Location: 150 Madison Lane
Before inabiting their current chapter house, the Sigma Phi Epsilon Fraternity brothers moved frequently. They occupied a house on Chancellor Street in 1906, but by 1921 they were in a house on Rugby Road. The current lot on Madison lane was purchased in 1924 from the Chi Phi Fraternity, whose chapter house had been reduced to its frame by a fire. Construction of Sigma Phi Epsilon's new and present house ended in 1925.

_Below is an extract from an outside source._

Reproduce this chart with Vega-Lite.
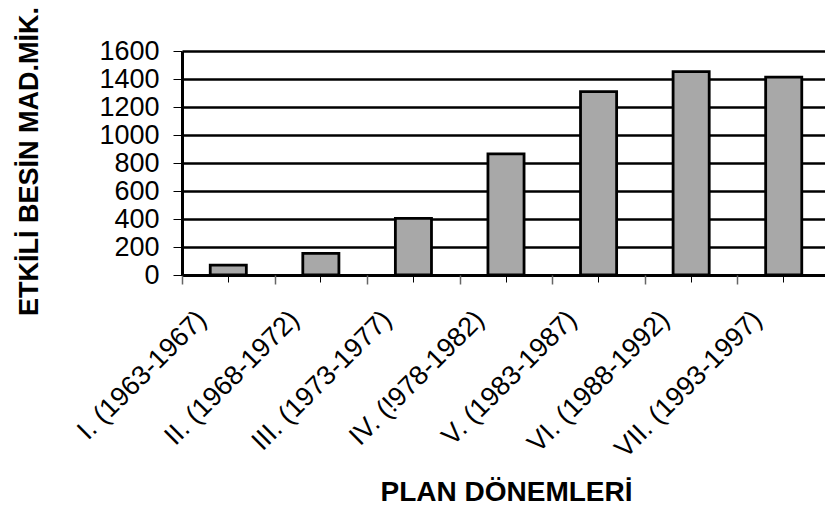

The house distinctly references the University style with its large portico, red brick and white trim. At 6300 square feet and with four floors, it is one of the largest fraternity houses at U.Va.
Location: 600 Rugby Road
At the turn of the last century, fire damaged many buildings at U.Va, including the fraternity houses of Kappa Alpha, Chi Phi and Kappa Sigma. Kappa Alpha's house on Chancellor Street made College Topics headlines on February 6, 1907: "Fire Destroys Chapter House." The fraternity brothers temporarily rented Pavilion VII on the West Lawn while it built a house at the corner of Rugby Road and Grady Avenue in 1909.